6 de septiembre de 2017

Santander y la playa

Las palabras y la vida
Alberto Martín Baró

Aunque tratándose de la capital de Cantabria, habrá que hablar, más que de la playa, de las playas. De la espléndida sucesión de playas que se extienden desde la Bahía hasta el cabo Mayor. Ya en la incomparable Bahía, a la que comprensiblemente nunca cesan de referirse los santanderinos, están las playas del Puntal y de las Quebrantas, a las que se llega en un corto viaje en barco. Pegadas a la orilla de la ciudad, todavía en la Bahía, podemos bañarnos en la playa de los Peligros –no nos dejemos acobardar por su nombre–, en la de la Magdalena y en la de Biquinis –¿sería en ella donde se empezaron a usar estos bañadores de dos piezas?–. Doblando la península de La Magdalena, en la que solo asoma el torreón del Palacio del mismo nombre, rodeado y casi oculto por los pinos, nos encontramos con la playa del Camello, así llamada por una roca con la forma de este animal, ya en mar abierto, como frente a la abertura del Cantábrico se hallan la playa de la Concha y las dos más famosas del Sardinero, la primera y la segunda, que no muchos saben que también se llama de Castañeda.

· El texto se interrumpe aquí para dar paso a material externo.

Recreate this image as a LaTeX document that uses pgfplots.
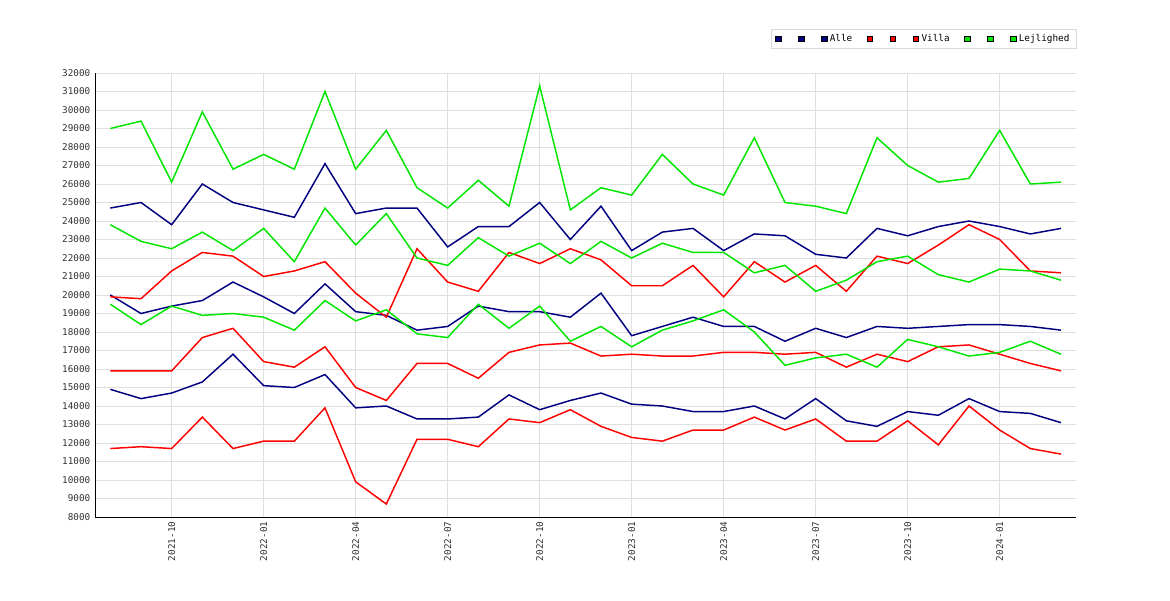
\documentclass[border=0pt]{standalone}
\usepackage{pgfplots}
\pgfplotsset{compat=1.18}
\usepackage{fontspec}
\setmainfont{DejaVu Sans Mono}
\definecolor{navy}{RGB}{0,0,128}
\definecolor{gr}{RGB}{0,230,0}
\begin{document}
\begin{tikzpicture}
\begin{axis}[
 scale only axis, width=736pt, height=333pt,
 xmin=-0.5, xmax=31.5, ymin=8000, ymax=32000,
 ytick distance=1000,
 xtick={2,5,8,11,14,17,20,23,26,29},
 xticklabels={2021-10,2022-01,2022-04,2022-07,2022-10,2023-01,2023-04,2023-07,2023-10,2024-01},
 xticklabel style={rotate=90,anchor=east},
 grid=major, major grid style={gray!25},
 tick style={draw=none},
 axis line style={black},
 axis x line*=bottom, axis y line*=left,
 ticklabel style={font=\fontsize{7}{8}\selectfont, text=black!80},
 /pgf/number format/assume math mode=true,
 /pgf/number format/1000 sep={},
 scaled y ticks=false,
 every axis plot/.append style={line width=1.1pt, mark=none},
 legend columns=-1,
 legend style={at={(1,1)},anchor=south east,yshift=18pt,draw=gray!30,font=\fontsize{7}{8}\selectfont,
   /tikz/every even column/.append style={column sep=9pt}},
 legend image code/.code={\draw[fill,draw=black,line width=0.3pt] (0cm,-2pt) rectangle (4pt,2pt);},
]
\addplot[navy] coordinates {(0,24700)(1,25000)(2,23800)(3,26000)(4,25000)(5,24600)(6,24200)(7,27100)(8,24400)(9,24700)(10,24700)(11,22600)(12,23700)(13,23700)(14,25000)(15,23000)(16,24800)(17,22400)(18,23400)(19,23600)(20,22400)(21,23300)(22,23200)(23,22200)(24,22000)(25,23600)(26,23200)(27,23700)(28,24000)(29,23700)(30,23300)(31,23600)};
\addplot[navy] coordinates {(0,20000)(1,19000)(2,19400)(3,19700)(4,20700)(5,19900)(6,19000)(7,20600)(8,19100)(9,18900)(10,18100)(11,18300)(12,19400)(13,19100)(14,19100)(15,18800)(16,20100)(17,17800)(18,18300)(19,18800)(20,18300)(21,18300)(22,17500)(23,18200)(24,17700)(25,18300)(26,18200)(27,18300)(28,18400)(29,18400)(30,18300)(31,18100)};
\addplot[navy] coordinates {(0,14900)(1,14400)(2,14700)(3,15300)(4,16800)(5,15100)(6,15000)(7,15700)(8,13900)(9,14000)(10,13300)(11,13300)(12,13400)(13,14600)(14,13800)(15,14300)(16,14700)(17,14100)(18,14000)(19,13700)(20,13700)(21,14000)(22,13300)(23,14400)(24,13200)(25,12900)(26,13700)(27,13500)(28,14400)(29,13700)(30,13600)(31,13100)};
\addplot[red] coordinates {(0,19900)(1,19800)(2,21300)(3,22300)(4,22100)(5,21000)(6,21300)(7,21800)(8,20100)(9,18800)(10,22500)(11,20700)(12,20200)(13,22300)(14,21700)(15,22500)(16,21900)(17,20500)(18,20500)(19,21600)(20,19900)(21,21800)(22,20700)(23,21600)(24,20200)(25,22100)(26,21700)(27,22700)(28,23800)(29,23000)(30,21300)(31,21200)};
\addplot[red] coordinates {(0,15900)(1,15900)(2,15900)(3,17700)(4,18200)(5,16400)(6,16100)(7,17200)(8,15000)(9,14300)(10,16300)(11,16300)(12,15500)(13,16900)(14,17300)(15,17400)(16,16700)(17,16800)(18,16700)(19,16700)(20,16900)(21,16900)(22,16800)(23,16900)(24,16100)(25,16800)(26,16400)(27,17200)(28,17300)(29,16800)(30,16300)(31,15900)};
\addplot[red] coordinates {(0,11700)(1,11800)(2,11700)(3,13400)(4,11700)(5,12100)(6,12100)(7,13900)(8,9900)(9,8700)(10,12200)(11,12200)(12,11800)(13,13300)(14,13100)(15,13800)(16,12900)(17,12300)(18,12100)(19,12700)(20,12700)(21,13400)(22,12700)(23,13300)(24,12100)(25,12100)(26,13200)(27,11900)(28,14000)(29,12700)(30,11700)(31,11400)};
\addplot[gr] coordinates {(0,29000)(1,29400)(2,26100)(3,29900)(4,26800)(5,27600)(6,26800)(7,31000)(8,26800)(9,28900)(10,25800)(11,24700)(12,26200)(13,24800)(14,31300)(15,24600)(16,25800)(17,25400)(18,27600)(19,26000)(20,25400)(21,28500)(22,25000)(23,24800)(24,24400)(25,28500)(26,27000)(27,26100)(28,26300)(29,28900)(30,26000)(31,26100)};
\addplot[gr] coordinates {(0,23800)(1,22900)(2,22500)(3,23400)(4,22400)(5,23600)(6,21800)(7,24700)(8,22700)(9,24400)(10,22000)(11,21600)(12,23100)(13,22100)(14,22800)(15,21700)(16,22900)(17,22000)(18,22800)(19,22300)(20,22300)(21,21200)(22,21600)(23,20200)(24,20800)(25,21800)(26,22100)(27,21100)(28,20700)(29,21400)(30,21300)(31,20800)};
\addplot[gr] coordinates {(0,19500)(1,18400)(2,19400)(3,18900)(4,19000)(5,18800)(6,18100)(7,19700)(8,18600)(9,19200)(10,17900)(11,17700)(12,19500)(13,18200)(14,19400)(15,17500)(16,18300)(17,17200)(18,18100)(19,18600)(20,19200)(21,18000)(22,16200)(23,16600)(24,16800)(25,16100)(26,17600)(27,17200)(28,16700)(29,16900)(30,17500)(31,16800)};
\legend{\mbox{},\mbox{},Alle,\mbox{},\mbox{},Villa,\mbox{},\mbox{},Lejlighed}
\end{axis}
\useasboundingbox (-71.25pt,-62.25pt) rectangle (806.25pt,387.75pt);
\end{tikzpicture}
\end{document}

Yo, que soy más bien hombre de montaña, enamorado de la sierra de Guadarrama como saben mis lectores, he sido cautivado, en esta si quieren mi segunda juventud, por el mar y por la playa. Por el mar y por las playas de Santander. Y, en asombrosa metamorfosis, he dejado de experimentar el frío que me atenazaba cuando me introducía en el mar, aunque fuera en las más cálidas playas de Levante, del Sur o del Archipiélago Balear. En las Canarias nunca tuve ocasión de bañarme.

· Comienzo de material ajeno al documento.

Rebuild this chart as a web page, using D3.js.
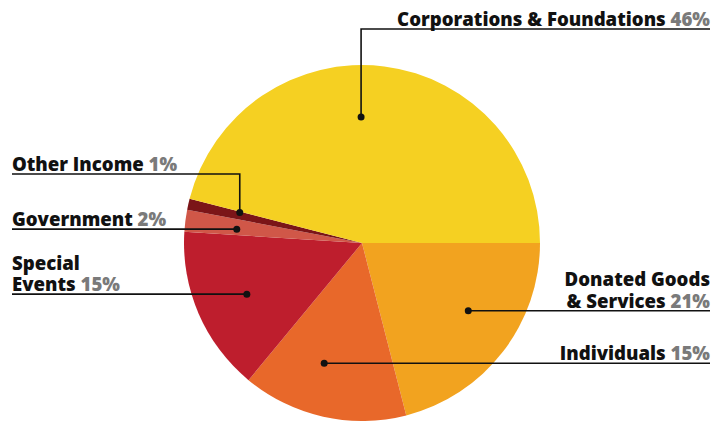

Paseo con mi mujer, santanderina de nacimiento y de pasión, por la amplísima orilla de las playas del Sardinero. Hay espacio sobrado para la nutrida procesión de paseantes que van hacia el muro bajo el Hotel Chiqui, o vuelven. Bañistas de todas las edades, solos, en parejas o en pequeños grupos. Pienso que los bronceados son los nativos, pues no creo que las vacaciones, aunque sean de un mes, den lugar a los foráneos a adquirir ese envidiable tostado. El masaje natural de la arena húmeda en las plantas de los pies al caminar activa la circulación. Tamarindos y plátanos de sombra bordean por tierra las playas del Sardinero. Pero mi mirada se extasía sobre todo en el anchuroso mar. Al fondo, en la línea del horizonte, suelen verse algunos cargueros, que supongo fondeados, pues no se mueven.

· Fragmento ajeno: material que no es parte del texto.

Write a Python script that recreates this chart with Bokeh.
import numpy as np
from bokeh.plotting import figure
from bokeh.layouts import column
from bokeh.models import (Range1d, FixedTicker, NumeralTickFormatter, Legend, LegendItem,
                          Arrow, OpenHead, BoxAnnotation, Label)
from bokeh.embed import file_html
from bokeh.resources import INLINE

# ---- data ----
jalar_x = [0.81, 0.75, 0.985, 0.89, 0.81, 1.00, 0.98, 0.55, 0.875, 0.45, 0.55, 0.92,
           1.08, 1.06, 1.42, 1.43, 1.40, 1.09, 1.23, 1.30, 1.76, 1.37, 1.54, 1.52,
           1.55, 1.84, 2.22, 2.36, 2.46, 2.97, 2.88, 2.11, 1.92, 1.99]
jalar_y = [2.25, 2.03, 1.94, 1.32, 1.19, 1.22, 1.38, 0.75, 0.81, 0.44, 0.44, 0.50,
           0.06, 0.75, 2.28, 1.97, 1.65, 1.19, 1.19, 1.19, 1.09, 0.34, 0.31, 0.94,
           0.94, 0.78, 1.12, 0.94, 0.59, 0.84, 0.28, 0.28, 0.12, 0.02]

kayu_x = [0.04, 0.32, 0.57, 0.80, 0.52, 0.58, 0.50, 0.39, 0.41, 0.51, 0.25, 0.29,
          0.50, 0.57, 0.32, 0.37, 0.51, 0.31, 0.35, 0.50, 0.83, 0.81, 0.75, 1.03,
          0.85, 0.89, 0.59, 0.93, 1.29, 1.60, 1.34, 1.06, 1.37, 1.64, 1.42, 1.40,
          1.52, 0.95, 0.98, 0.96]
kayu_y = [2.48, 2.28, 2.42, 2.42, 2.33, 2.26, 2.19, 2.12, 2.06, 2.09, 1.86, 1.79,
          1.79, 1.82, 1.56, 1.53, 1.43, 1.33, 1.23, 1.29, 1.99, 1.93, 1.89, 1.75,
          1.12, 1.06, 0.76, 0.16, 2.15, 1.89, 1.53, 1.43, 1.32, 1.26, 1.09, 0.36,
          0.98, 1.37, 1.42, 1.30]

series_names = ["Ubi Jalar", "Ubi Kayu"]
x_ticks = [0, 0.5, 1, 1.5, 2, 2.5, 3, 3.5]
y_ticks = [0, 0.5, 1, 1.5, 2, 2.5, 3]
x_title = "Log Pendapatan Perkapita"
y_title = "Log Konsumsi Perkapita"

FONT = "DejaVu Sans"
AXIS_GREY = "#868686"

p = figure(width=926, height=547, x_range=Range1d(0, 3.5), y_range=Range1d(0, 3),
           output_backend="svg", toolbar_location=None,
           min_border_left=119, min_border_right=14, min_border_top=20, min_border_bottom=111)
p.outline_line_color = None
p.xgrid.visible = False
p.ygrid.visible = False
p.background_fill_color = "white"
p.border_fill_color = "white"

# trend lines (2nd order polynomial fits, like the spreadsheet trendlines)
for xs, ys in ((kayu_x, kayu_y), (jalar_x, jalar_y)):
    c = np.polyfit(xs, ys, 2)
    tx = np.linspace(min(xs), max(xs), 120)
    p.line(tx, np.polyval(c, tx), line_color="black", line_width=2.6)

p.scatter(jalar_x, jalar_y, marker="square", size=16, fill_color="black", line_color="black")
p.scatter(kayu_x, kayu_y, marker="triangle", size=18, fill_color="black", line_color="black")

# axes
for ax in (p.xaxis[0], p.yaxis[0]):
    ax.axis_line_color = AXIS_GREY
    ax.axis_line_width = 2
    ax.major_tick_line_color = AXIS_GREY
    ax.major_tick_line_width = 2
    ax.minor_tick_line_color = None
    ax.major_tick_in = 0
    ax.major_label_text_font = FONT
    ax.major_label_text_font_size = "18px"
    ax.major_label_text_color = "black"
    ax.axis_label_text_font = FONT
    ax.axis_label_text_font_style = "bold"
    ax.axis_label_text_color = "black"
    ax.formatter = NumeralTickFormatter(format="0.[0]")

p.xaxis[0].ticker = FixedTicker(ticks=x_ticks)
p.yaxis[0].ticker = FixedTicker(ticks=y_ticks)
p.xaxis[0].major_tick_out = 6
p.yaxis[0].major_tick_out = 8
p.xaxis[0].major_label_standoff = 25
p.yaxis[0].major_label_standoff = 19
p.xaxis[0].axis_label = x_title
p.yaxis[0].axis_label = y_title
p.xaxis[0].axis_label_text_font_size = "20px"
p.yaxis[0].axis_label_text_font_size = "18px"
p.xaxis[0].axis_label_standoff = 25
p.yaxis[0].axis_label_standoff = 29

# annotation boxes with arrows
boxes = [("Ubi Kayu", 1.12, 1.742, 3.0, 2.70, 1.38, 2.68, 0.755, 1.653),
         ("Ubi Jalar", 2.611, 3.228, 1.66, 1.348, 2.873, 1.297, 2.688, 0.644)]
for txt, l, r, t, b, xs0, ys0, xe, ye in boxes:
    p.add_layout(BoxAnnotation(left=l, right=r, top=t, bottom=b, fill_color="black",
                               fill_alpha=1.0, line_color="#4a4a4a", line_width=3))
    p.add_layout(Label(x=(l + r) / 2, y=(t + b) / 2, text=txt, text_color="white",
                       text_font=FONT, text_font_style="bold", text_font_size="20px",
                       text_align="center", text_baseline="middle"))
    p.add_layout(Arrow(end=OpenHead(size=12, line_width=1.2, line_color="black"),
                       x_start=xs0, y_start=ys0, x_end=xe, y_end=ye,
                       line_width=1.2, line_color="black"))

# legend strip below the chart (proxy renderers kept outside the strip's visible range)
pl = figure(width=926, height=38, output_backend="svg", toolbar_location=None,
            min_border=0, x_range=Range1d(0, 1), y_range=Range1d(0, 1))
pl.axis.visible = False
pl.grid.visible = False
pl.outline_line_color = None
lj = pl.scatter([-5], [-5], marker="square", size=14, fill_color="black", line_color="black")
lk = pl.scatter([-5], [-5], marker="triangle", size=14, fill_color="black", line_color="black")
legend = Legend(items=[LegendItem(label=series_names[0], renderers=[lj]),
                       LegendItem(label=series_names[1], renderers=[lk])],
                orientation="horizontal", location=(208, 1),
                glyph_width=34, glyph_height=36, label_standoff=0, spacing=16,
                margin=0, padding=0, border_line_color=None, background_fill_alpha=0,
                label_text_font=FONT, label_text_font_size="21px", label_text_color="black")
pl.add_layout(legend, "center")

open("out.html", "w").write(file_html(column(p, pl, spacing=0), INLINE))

El mar que me llama. Y entro, como digo sin sentir frío, en su seno, que unos días rompe en olas espumosas, y otros se balancea en vaivén más o menos pronunciado, que me abraza y penetra de agua, sal y yodo.
Salgo vibrando de la energía que estos elementos que la naturaleza pródiga nos regala; el mar, la arena y la luz del sol.
Aunque también llueve y hay días nublados en Santander, como en todo el norte peninsular. Pero en la capital, en un mismo día, puede lucir el sol, nublarse y caer un chaparrón o una llovizna.
Dicen cronistas que la lluvia y los montes que separan la verde cornisa cantábrica de la árida meseta protegen a estas costas y playas de un turismo masivo e invasor. Ese turismo al que han declarado la guerra mentecatos populistas, que no obstante se benefician de la mejora que a la economía española aportan los visitantes foráneos.
Sin alejarnos de las playas y de la Bahía de esta “novia del mar” a la que cantara Jorge Sepúlveda, disfrutamos de los paseos que desde el Centro Botín, novísimo edificio obra del arquitecto italiano Renzo Piano, nos llevan por la Avenida de la Reina Victoria hasta los jardines de Piquío.
Cuenta un chiste que un donostiarra, en esta cuidada “promenade” que nada tiene que envidiar a la de los Ingleses de Cannes, lloraba pesaroso.
–¿Por qué llora usted?
–Porque en San Sebastián no tenemos un paseo tan hermoso.

He vuelto a mi niñez, en las fotos grises del álbum familiar. Mis dos hermanos mayores y yo, con traje marinero, aparecemos junto a mis padres, también vestidos, en una playa, quizá la de Suances o la de Comillas. Porque las playas de Cantabria eran una de las salidas al mar preferidas de lo que entonces, en una división acaso no más artificial que las actuales Comunidades Autónomas, constituía Castilla la Vieja: Santander, Burgos, Logroño, Soria, Segovia, Ávila, Valladolid y Palencia.